Problem: Leaving out the pictures, retype the lines from the beginning of the listing through the line containing "e_fit_y = [530, 1369]".
* begin *
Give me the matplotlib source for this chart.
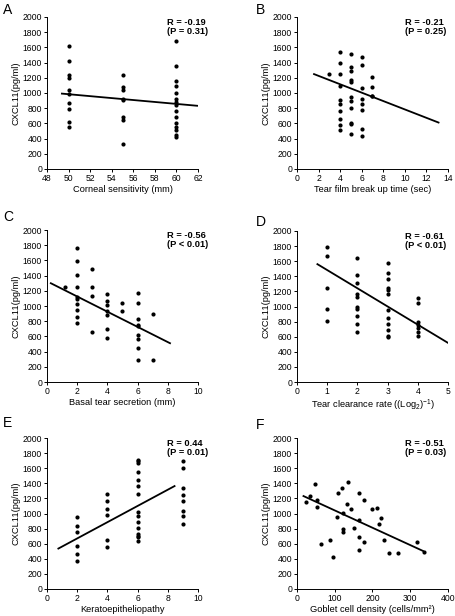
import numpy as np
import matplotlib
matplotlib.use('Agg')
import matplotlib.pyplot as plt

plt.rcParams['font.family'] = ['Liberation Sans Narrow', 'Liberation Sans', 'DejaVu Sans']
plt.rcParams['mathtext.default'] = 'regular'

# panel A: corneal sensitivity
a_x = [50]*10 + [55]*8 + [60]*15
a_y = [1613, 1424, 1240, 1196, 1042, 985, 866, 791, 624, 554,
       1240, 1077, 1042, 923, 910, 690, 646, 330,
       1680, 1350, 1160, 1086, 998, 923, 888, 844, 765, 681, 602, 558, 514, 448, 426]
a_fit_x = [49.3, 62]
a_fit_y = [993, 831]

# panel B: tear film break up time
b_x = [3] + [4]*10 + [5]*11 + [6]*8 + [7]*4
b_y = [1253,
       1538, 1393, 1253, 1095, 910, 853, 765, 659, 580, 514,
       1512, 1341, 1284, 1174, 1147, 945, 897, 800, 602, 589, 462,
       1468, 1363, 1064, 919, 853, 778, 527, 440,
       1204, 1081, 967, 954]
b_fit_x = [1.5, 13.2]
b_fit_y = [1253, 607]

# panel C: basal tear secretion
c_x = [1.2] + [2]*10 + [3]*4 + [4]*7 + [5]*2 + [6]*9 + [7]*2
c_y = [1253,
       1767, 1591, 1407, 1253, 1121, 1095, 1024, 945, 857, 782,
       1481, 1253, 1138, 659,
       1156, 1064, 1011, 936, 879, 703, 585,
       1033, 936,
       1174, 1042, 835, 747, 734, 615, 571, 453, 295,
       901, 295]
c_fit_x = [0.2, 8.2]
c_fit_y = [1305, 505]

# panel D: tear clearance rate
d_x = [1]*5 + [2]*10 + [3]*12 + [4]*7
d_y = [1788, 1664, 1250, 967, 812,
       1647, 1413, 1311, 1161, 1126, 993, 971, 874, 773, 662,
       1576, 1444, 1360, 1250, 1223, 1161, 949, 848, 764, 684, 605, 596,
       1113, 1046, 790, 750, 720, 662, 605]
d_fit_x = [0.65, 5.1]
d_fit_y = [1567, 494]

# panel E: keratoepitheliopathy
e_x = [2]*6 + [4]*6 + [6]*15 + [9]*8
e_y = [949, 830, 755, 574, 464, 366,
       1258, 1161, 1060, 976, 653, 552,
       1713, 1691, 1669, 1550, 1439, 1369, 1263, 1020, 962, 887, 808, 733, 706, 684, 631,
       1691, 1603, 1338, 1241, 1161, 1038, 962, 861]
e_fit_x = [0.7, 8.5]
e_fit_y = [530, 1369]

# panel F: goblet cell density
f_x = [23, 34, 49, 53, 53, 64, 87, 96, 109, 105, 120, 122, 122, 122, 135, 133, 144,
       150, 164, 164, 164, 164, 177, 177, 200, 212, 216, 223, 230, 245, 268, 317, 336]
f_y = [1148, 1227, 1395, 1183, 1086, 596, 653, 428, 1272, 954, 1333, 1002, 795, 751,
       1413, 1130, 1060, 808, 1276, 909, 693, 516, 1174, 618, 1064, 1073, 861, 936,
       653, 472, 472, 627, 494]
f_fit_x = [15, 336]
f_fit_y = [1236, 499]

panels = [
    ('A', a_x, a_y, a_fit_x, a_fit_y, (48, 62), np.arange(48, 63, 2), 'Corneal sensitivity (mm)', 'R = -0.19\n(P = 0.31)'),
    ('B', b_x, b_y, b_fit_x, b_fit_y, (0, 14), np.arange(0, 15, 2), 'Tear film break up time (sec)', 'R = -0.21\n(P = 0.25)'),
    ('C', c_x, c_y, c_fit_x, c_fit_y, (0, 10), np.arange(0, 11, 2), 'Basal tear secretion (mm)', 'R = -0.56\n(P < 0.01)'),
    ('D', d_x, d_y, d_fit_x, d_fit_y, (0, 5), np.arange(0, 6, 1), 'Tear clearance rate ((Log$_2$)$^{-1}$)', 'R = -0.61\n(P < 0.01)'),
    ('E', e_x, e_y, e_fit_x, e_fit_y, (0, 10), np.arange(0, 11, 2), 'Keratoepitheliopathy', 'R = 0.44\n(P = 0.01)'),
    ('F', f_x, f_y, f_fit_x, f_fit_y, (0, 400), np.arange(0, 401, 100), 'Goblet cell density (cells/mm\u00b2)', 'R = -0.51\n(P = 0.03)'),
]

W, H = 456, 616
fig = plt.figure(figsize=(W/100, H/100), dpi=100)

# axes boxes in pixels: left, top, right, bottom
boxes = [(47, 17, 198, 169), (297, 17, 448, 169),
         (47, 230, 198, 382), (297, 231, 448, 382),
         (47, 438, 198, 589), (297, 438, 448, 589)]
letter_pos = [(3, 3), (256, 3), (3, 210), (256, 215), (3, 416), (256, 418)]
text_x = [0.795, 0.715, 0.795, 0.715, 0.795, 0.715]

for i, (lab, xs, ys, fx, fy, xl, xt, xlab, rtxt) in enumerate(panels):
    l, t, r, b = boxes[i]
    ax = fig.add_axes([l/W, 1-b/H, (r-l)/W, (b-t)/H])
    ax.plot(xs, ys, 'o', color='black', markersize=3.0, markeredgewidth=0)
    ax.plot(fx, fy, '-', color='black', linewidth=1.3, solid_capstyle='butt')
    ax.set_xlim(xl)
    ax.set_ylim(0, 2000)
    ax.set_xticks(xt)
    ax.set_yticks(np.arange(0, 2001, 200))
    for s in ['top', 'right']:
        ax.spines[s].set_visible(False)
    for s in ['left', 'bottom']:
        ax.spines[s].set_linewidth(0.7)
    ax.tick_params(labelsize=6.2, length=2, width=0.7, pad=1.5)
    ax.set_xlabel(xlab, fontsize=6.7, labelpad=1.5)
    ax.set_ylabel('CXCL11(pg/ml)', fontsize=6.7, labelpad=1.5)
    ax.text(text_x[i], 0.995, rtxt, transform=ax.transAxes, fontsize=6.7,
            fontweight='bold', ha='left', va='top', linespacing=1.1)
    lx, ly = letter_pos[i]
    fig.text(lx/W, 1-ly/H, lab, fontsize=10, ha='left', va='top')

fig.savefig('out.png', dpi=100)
* end *
Response:
Give me the matplotlib source for this chart.
import numpy as np
import matplotlib
matplotlib.use('Agg')
import matplotlib.pyplot as plt

plt.rcParams['font.family'] = ['Liberation Sans Narrow', 'Liberation Sans', 'DejaVu Sans']
plt.rcParams['mathtext.default'] = 'regular'

# panel A: corneal sensitivity
a_x = [50]*10 + [55]*8 + [60]*15
a_y = [1613, 1424, 1240, 1196, 1042, 985, 866, 791, 624, 554,
       1240, 1077, 1042, 923, 910, 690, 646, 330,
       1680, 1350, 1160, 1086, 998, 923, 888, 844, 765, 681, 602, 558, 514, 448, 426]
a_fit_x = [49.3, 62]
a_fit_y = [993, 831]

# panel B: tear film break up time
b_x = [3] + [4]*10 + [5]*11 + [6]*8 + [7]*4
b_y = [1253,
       1538, 1393, 1253, 1095, 910, 853, 765, 659, 580, 514,
       1512, 1341, 1284, 1174, 1147, 945, 897, 800, 602, 589, 462,
       1468, 1363, 1064, 919, 853, 778, 527, 440,
       1204, 1081, 967, 954]
b_fit_x = [1.5, 13.2]
b_fit_y = [1253, 607]

# panel C: basal tear secretion
c_x = [1.2] + [2]*10 + [3]*4 + [4]*7 + [5]*2 + [6]*9 + [7]*2
c_y = [1253,
       1767, 1591, 1407, 1253, 1121, 1095, 1024, 945, 857, 782,
       1481, 1253, 1138, 659,
       1156, 1064, 1011, 936, 879, 703, 585,
       1033, 936,
       1174, 1042, 835, 747, 734, 615, 571, 453, 295,
       901, 295]
c_fit_x = [0.2, 8.2]
c_fit_y = [1305, 505]

# panel D: tear clearance rate
d_x = [1]*5 + [2]*10 + [3]*12 + [4]*7
d_y = [1788, 1664, 1250, 967, 812,
       1647, 1413, 1311, 1161, 1126, 993, 971, 874, 773, 662,
       1576, 1444, 1360, 1250, 1223, 1161, 949, 848, 764, 684, 605, 596,
       1113, 1046, 790, 750, 720, 662, 605]
d_fit_x = [0.65, 5.1]
d_fit_y = [1567, 494]

# panel E: keratoepitheliopathy
e_x = [2]*6 + [4]*6 + [6]*15 + [9]*8
e_y = [949, 830, 755, 574, 464, 366,
       1258, 1161, 1060, 976, 653, 552,
       1713, 1691, 1669, 1550, 1439, 1369, 1263, 1020, 962, 887, 808, 733, 706, 684, 631,
       1691, 1603, 1338, 1241, 1161, 1038, 962, 861]
e_fit_x = [0.7, 8.5]
e_fit_y = [530, 1369]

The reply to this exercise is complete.